Cookery books or compilations of food patterns. Loves them. Not the pretentious kind...but the old ones. I read them. Its an addiction. Cover to cover. I have some favorites.
The best ones have stories, anecdotes and little tidbits from ladies from the past.
Usually the best ones have recipes that are mysteries. Butter the size of a small egg. How big were eggs in 1820? Some have ingredients but no instructions. Because really...any dumbarse should know how to make a pudding sauce over a wood stove. Right?
Also fun is to see how nutrition was viewed. How much of what type of food should be consumed and why. Its awesome. Can't wait to see what future generations will think of all those diet cookbooks out there.
But back to my favorites..
Five Roses Cook Book was published in 1913. Did you know a barrel of flour was 196 lbs...which would cost over $1000 today. But they sold it in half barrels and four sizes in bags. And this cookbook sold almost 1 million copies by the last printing in 1915...and the population was less than 9 million.
fish & brewis toutons & tales from 1980. This is where I got my first spruce beer recipe and has an awesome collection of old recipes. Blood pudding or peas and melts? Fill yer boots.
For Maids Who Brew & Bake from 2003 Nuff said? Not really. 17th century Newfoundland recipes in the original and decoded for the modern maid. Umble Pye and syllabub. Read it.
And what I consider to be the Bible of Newfoundland dishes. The Treasury. The blue cookbook. The Cream of the West cookbook.

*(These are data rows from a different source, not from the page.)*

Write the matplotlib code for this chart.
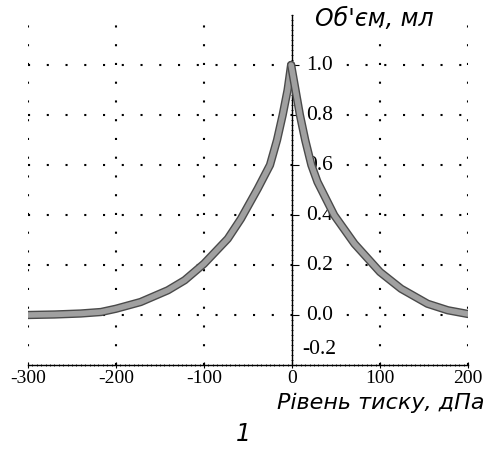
import numpy as np
import matplotlib
matplotlib.use("Agg")
import matplotlib.pyplot as plt
import matplotlib.patheffects as pe
from matplotlib.ticker import MultipleLocator

# ── дані ──
pressure_left = [-300, -270, -240, -217, -200, -172, -141, -122, -100, -73, -58, -39, -25, -17, -10.6, -5, -1]
volume_left = [0.0, 0.002, 0.006, 0.012, 0.025, 0.052, 0.099, 0.139, 0.205, 0.305, 0.385, 0.505, 0.6, 0.7, 0.8, 0.9, 1.0]
pressure_right = [-1, 4, 9, 15, 22, 29, 48, 71, 100, 124, 154, 177, 200]
volume_right = [1.0, 0.9, 0.8, 0.7, 0.6, 0.532, 0.399, 0.285, 0.172, 0.105, 0.045, 0.019, 0.004]

x_ticks = [-300, -200, -100, 0, 100, 200]
y_ticks = [1.0, 0.8, 0.6, 0.4, 0.2, 0.0]
y_label_bottom = "-0.2"

serif = ["Liberation Serif", "DejaVu Serif"]
sans = ["DejaVu Sans"]

fig = plt.figure(figsize=(4.86, 4.55), dpi=100)
ax = fig.add_axes([28 / 486, 1 - 365 / 455, 440 / 486, 350 / 455])
ax.set_xlim(-300, 200)
ax.set_ylim(-0.2, 1.2)

# осі: вертикальна через нуль
ax.spines["left"].set_position(("data", 0))
ax.spines["right"].set_visible(False)
ax.spines["top"].set_visible(False)
for s in ("left", "bottom"):
    ax.spines[s].set_linewidth(1.0)

# сітка з рідких точок
dot = (0, (1, 8))
for xv in [-300, -200, -100, 100, 200]:
    ax.axvline(xv, color="black", lw=1.5, ls=dot, zorder=1)
for yv in y_ticks:
    ax.axhline(yv, color="black", lw=1.5, ls=dot, zorder=1)

# крива
effects = [pe.Stroke(linewidth=6, foreground="#4a4a4a"), pe.Normal()]
for xs, ys in ((pressure_left, volume_left), (pressure_right, volume_right)):
    ax.plot(xs, ys, color="#a0a0a0", lw=4, solid_capstyle="round",
            solid_joinstyle="round", path_effects=effects, zorder=3)

# тики
ax.set_xticks(x_ticks)
ax.set_xticklabels([str(v) for v in x_ticks], fontfamily=serif, fontsize=14)
ax.xaxis.set_minor_locator(MultipleLocator(5))
ax.tick_params(axis="x", which="major", direction="inout", length=5, pad=1)
ax.tick_params(axis="x", which="minor", direction="inout", length=2, width=0.6)

ax.set_yticks(y_ticks)
ax.yaxis.set_minor_locator(MultipleLocator(0.02))
ax.tick_params(axis="y", which="major", direction="in", length=5, labelleft=False)
ax.tick_params(axis="y", which="minor", direction="inout", length=2, width=0.6)
box = dict(facecolor="white", edgecolor="none", pad=1)
for v in y_ticks:
    ax.text(16, v, f"{v:.1f}", ha="left", va="center", fontfamily=serif,
            fontsize=15.5, bbox=box, zorder=2)
ax.text(12, -0.14, y_label_bottom, ha="left", va="center", fontfamily=serif,
        fontsize=15.5, zorder=2)

# підписи
fig.text(315 / 486, 1 - 19 / 455, "Об'єм, мл", ha="left", va="center",
         fontfamily=sans, fontstyle="italic", fontsize=17)
fig.text(484 / 486, 1 - 409 / 455, "Рівень тиску, дПа", ha="right", va="baseline",
         fontfamily=sans, fontstyle="italic", fontsize=16)
fig.text(243 / 486, 1 - 434 / 455, "1", ha="center", va="center",
         fontfamily=sans, fontstyle="italic", fontsize=17)

fig.savefig("out.png", dpi=100)
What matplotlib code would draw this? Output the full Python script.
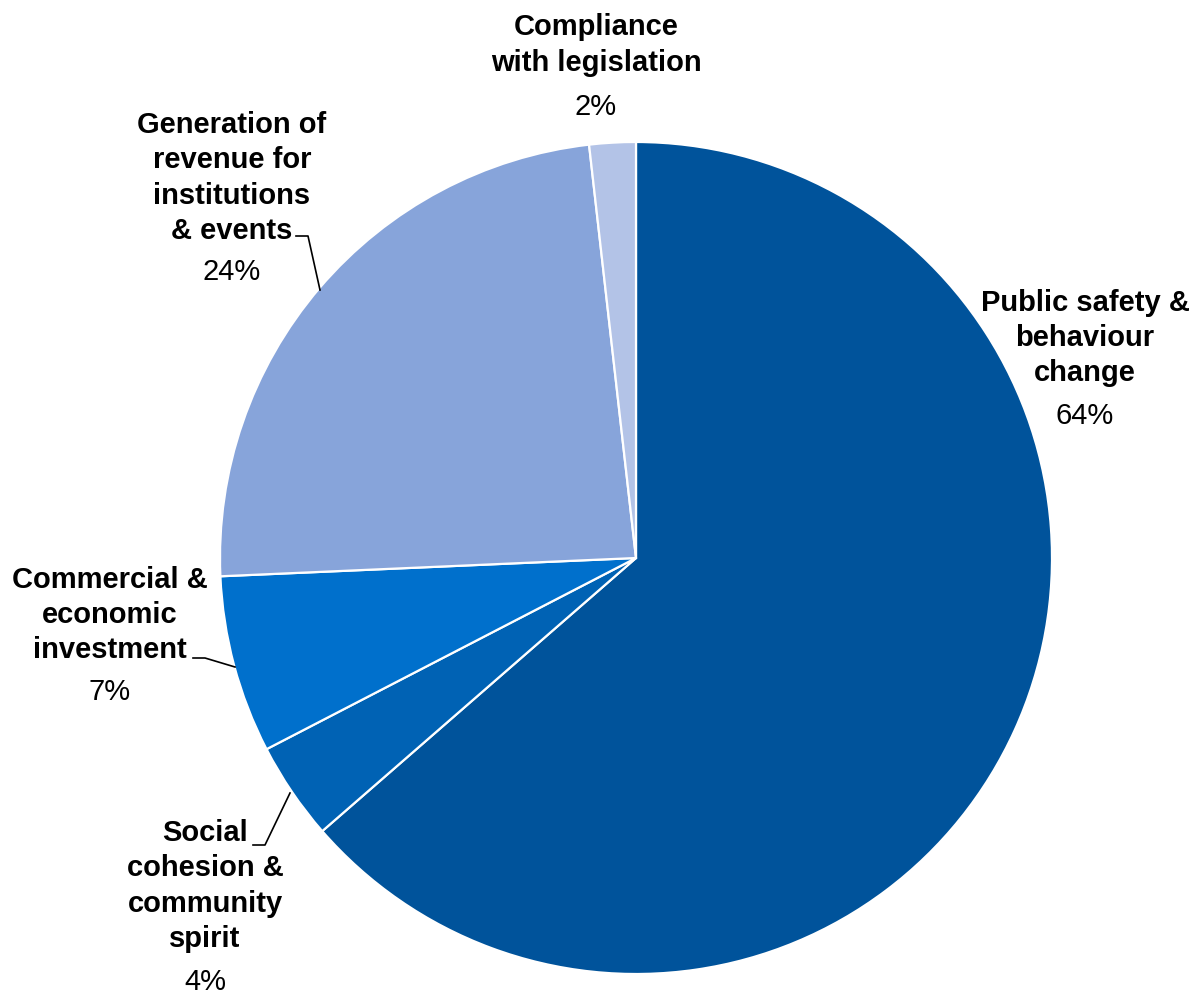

All one in the same. Holy crap I will never forget the day I picked up the book at the Craft Council Christmas Craft Fair...opened it and realized what I was holding. I didn't recognize a cover that wasn't 50 years old. But lard tunderin dyin I recognized the symbols in the corners of the pages. Gavin Will of Boulder Publishing must have thought I was nuts. But my own copy. My own! If you don't have one get one.